Entonces una buhardilla de metro y medio de madera sobre la barra servía de vivienda a sus antepasados. En aquella naia, que también estaba presente por ejemplo en la primera versión de Los Madriles, se turnaban para dar cabezadas rotatorias aprovechando el cansancio extremo de abrir la persiana durante 22 horas al día. El trabajo dignificaba, pregonaba la sociedad de inicios del siglo XX. Y aquel era el mejor ejemplo.

Su abuelo y su padre crecerían y se criarían dentro de aquellas paredes de mosaico que se mantuvieron intactas hasta que entrada la nueva centuria convenció a este último para realizar una reforma acorde a los tiempos. Pero antes pasarían muchas cosas.

Por ejemplo, que el primer Rafa Biosca tuviera que interrumpir su ayuda familiar por marcharse a luchar en la Guerra Civil española. Que, al volver, se encontrara con unos tiempos difíciles pero propicios para pasar de servir solo bebida a dar el salto a ofrecer almuerzos, un cambio cultural que convirtió al local en un referente que todavía hoy lleva peregrinos del pan a la calle Denia.

Que el segundo, su progenitor, comenzara a echar una mano en el negocio familiar cuando tan solo contaba con seis años, habiendo adquirido ya sus abuelos una casa frente al bar para no tener que depender de horarios ni transportes. Y que en el tránsito hacia su jubilación, donde a pesar de su paro forzoso sigue visitando cada día la que fue su casa real, tuviera que luchar contra la posguerra con una clientela que a base de desayunos, dominó, cartas y máquinas tragaperras fue permitiéndole mantener el negocio boyante. Sin ofrecer comidas ni menú alguno a mediodía, algo que hoy sigue manteniendo contracorriente, pero basándose en el buen hacer de una empleada durante 35 años llamada Lola que con siete tipos diferentes de tortillas atraía comensales de todas partes de Valencia.

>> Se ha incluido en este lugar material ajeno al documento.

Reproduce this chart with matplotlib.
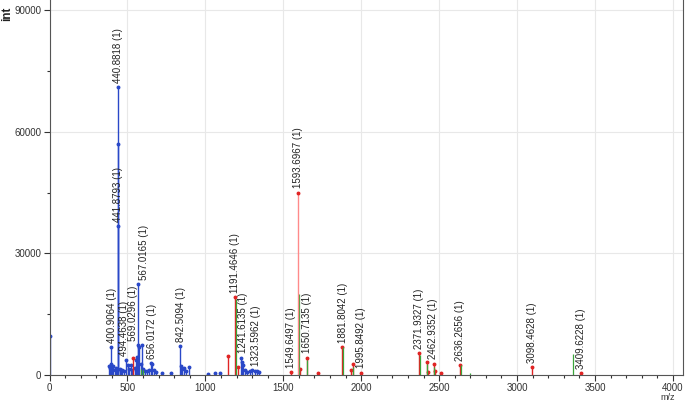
import numpy as np
import matplotlib
matplotlib.use("Agg")
import matplotlib.pyplot as plt
from matplotlib.ticker import MultipleLocator

plt.rcParams['font.family'] = ['Liberation Sans', 'DejaVu Sans']

# blue peaks (m/z, intensity)
blue_mz = [3, 380, 386, 392, 396, 403, 410, 418, 425, 432, 440.5, 440.9, 441.9,
           450, 458, 468, 480, 494, 503, 512, 522, 532, 548, 556, 562, 567, 569,
           576, 584, 592, 600, 612, 626, 640, 653, 660, 668, 685, 720, 780,
           839, 846, 852, 862, 878, 893, 1020, 1060, 1095, 1231, 1236, 1244,
           1255, 1270, 1285, 1300, 1316, 1330, 1345]
blue_int = [9500, 2200, 1800, 6900, 2600, 1600, 2300, 1200, 1800, 1400, 57000, 71000, 36800,
            1500, 1100, 1300, 900, 3600, 2400, 1600, 2500, 1200, 1800, 3800, 4500, 22500, 7400,
            6900, 2800, 7300, 1600, 1100, 900, 1300, 2900, 2600, 1200, 700, 500, 400,
            7200, 2300, 1400, 1700, 900, 1900, 300, 500, 400, 4300, 3300, 2400,
            1300, 800, 1000, 1200, 1000, 1100, 700]

# red peaks
red_mz = [535, 1145, 1188, 1212, 1547, 1610, 1650, 1720, 1880, 1935, 1945, 1997,
          2370, 2420, 2430, 2465, 2475, 2510, 2637, 3096, 3410]
red_int = [4300, 4700, 19200, 2000, 700, 1500, 4300, 600, 6800, 1300, 2600, 600,
           5500, 3300, 800, 2800, 900, 500, 2400, 1900, 400]

# green peaks
green_mz = [590, 603, 1199, 1598, 1655, 1885, 1950, 2375, 2425, 2470, 2641, 2700, 3357]
green_int = [1600, 1300, 18800, 20100, 3800, 7000, 2000, 5000, 2800, 2000, 2500, 400, 5200]

# main peak (pink)
main_mz = [1593.7]
main_int = [45000]

# labelled peaks
label_mz = [400.9064, 440.8818, 441.8793, 494.4638, 567.0165, 569.0296, 656.0172,
            842.5094, 1191.4646, 1241.6135, 1323.5962, 1549.6497, 1593.6967,
            1650.7135, 1881.8042, 1995.8492, 2371.9327, 2462.9352, 2636.2656,
            3098.4628, 3409.6228]
label_int = [6900, 71000, 36800, 3600, 22500, 7400, 2900,
             7200, 19200, 4300, 1200, 700, 45000,
             4300, 6800, 600, 5500, 2800, 2400,
             1900, 400]

fig = plt.figure(figsize=(6.85, 4.05), dpi=100)
ax = fig.add_axes([49.5 / 685, 30 / 405, (683 - 49.5) / 685, 375 / 405])

ax.vlines(blue_mz, 0, blue_int, color='#2a48c8', lw=1.0)
ax.plot(blue_mz, blue_int, 'o', color='#2a48c8', ms=1.8)
ax.vlines(red_mz, 0, red_int, color='#e02424', lw=1.0)
ax.plot(red_mz, red_int, 'o', color='#e02424', ms=1.8)
ax.vlines(green_mz, 0, green_int, color='#3aa53a', lw=0.9)
ax.vlines(main_mz, 0, main_int, color='#ff8a8a', lw=1.0)
ax.plot(main_mz, main_int, 'o', color='#e02424', ms=1.8)

# small horizontal shifts (points) where labels would collide
shift = {494.4638: -2, 567.0165: 4.5, 569.0296: -3.8}
for mz, h in zip(label_mz, label_int):
    ax.annotate(f"{mz:.4f} (1)", (mz, h), xytext=(shift.get(mz, 0), 3),
                textcoords='offset points', rotation=90, ha='center', va='bottom',
                fontsize=7, color='#222222')

ax.set_xlim(0, 4065)
ax.set_ylim(0, 92500)
ax.xaxis.set_major_locator(MultipleLocator(500))
ax.xaxis.set_minor_locator(MultipleLocator(100))
ax.yaxis.set_major_locator(MultipleLocator(30000))
ax.yaxis.set_minor_locator(MultipleLocator(15000))
ax.grid(True, which='major', color='#e8e8e8', lw=0.8)
ax.set_axisbelow(True)
ax.tick_params(which='major', length=4, width=0.8, labelsize=7, colors='#333333', pad=2)
ax.tick_params(which='minor', length=2.5, width=0.8, colors='#333333')
for s in ['left', 'bottom', 'right']:
    ax.spines[s].set_color('#555555')
    ax.spines[s].set_linewidth(0.8)
ax.spines['top'].set_visible(False)

fig.text(668 / 685, 1 - 398 / 405, 'm/z', ha='center', va='center', fontsize=6.5, color='#333333')
fig.text(7 / 685, 1 - 14 / 405, 'int', rotation=90, ha='center', va='center',
         fontsize=8.5, fontweight='bold', color='#222222')

fig.savefig('out.png', dpi=100)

Aun en los momentos más oscuros del barrio. No demasiado lejanos, por cierto.

Javi vio eso y mucho más, como la tradición de vender chocolate y buñuelos caseros desde hace décadas en Fallas. Como las visitas constantes de El Titi, asiduo por la cercanía del que fue su domicilio habitual. O como los únicos días en los que podía entrar y sentarse: los de sus cumpleaños. Porque en el resto su padre le mantenía alejado de un ambiente no demasiado saludable para un niño de su edad.

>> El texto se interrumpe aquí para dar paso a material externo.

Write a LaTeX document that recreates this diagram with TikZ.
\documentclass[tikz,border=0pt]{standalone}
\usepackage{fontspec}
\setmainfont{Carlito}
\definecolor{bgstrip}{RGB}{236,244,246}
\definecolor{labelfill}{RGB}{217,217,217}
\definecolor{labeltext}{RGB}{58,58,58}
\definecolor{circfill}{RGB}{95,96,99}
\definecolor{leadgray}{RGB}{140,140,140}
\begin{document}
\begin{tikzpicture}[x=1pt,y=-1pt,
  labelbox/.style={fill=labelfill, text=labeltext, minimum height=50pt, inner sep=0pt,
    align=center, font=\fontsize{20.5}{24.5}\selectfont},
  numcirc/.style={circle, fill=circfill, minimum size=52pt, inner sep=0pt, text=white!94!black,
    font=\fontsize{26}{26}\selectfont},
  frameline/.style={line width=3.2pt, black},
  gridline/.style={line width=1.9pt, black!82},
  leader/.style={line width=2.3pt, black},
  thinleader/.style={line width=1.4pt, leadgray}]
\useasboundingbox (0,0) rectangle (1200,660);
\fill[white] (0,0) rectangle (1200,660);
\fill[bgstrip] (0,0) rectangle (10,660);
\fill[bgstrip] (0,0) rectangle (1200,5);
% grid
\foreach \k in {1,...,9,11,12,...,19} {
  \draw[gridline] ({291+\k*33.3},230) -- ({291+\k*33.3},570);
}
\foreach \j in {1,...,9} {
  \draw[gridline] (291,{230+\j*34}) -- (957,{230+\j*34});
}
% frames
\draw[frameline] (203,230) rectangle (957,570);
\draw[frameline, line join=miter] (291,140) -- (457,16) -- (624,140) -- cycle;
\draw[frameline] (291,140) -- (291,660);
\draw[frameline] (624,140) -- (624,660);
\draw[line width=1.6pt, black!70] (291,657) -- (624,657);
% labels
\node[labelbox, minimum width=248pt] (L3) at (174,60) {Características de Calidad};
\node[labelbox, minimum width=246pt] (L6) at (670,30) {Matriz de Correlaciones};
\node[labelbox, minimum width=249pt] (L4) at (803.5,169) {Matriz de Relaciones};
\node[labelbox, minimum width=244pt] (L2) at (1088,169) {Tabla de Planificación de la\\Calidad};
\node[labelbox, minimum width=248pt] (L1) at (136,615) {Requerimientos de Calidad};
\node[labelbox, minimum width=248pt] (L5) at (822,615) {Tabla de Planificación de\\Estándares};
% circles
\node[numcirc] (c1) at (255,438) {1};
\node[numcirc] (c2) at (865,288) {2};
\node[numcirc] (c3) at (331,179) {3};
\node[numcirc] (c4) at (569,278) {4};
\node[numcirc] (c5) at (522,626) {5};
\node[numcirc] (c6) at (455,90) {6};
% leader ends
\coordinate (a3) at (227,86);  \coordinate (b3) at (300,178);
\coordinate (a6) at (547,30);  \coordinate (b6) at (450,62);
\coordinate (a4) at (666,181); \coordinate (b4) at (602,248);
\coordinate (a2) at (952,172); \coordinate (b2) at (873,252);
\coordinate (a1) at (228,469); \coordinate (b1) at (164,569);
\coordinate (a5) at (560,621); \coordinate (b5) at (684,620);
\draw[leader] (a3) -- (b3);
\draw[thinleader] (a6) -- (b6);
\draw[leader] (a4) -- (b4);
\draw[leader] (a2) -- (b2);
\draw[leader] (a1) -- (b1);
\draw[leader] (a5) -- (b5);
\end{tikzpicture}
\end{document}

También ha visto crecer, casarse, separarse y hasta morir a personas que han sido fieles al Biosca durante la mayoría de años de sus vidas. Y no ha tenido más remedio que seguir ligado a su pasado porque su mujer, Claudia, decidió comprarle el local y la licencia a su suegro tras haber pasado en el mundo de la hostelería por lugares como Sorsi e Morsi y decidir que quería gerenciar algo propio. Y, posiblemente, nunca hubiera tenido una oportunidad más a mano que esta.

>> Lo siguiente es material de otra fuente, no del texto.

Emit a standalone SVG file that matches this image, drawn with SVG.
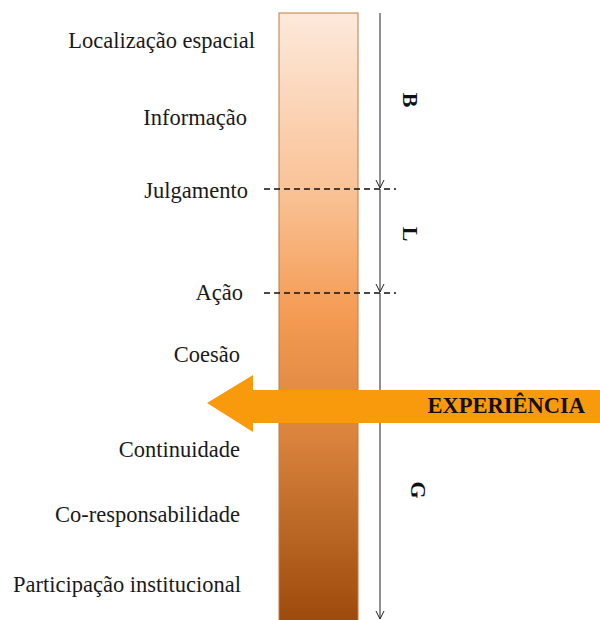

Si preguntan a los habituales, les dirán que la tortilla de patatas nada tiene que envidiar a ‘must’ de la urbe como Alhambra. Que con el cambio de decoración y de carta han ganado mucho en cocina, aunque la restricción de la terraza les haya hecho caer últimamente la facturación. Y que incluso la influencia de un gimnasio cercano les ha llevado a preparar ensaladas fit acorde con los nuevos cánones ruzaferos.

Pero lo cierto es que más de un siglo después, el Bar Biosca sigue en pie. Funcionando. Sin necesidad de rincones ‘instagrameables’. Representando, quizá, el penúltimo reducto de un barrio que fue pueblo. Y que, en realidad, nunca ha dejado de serlo del todo.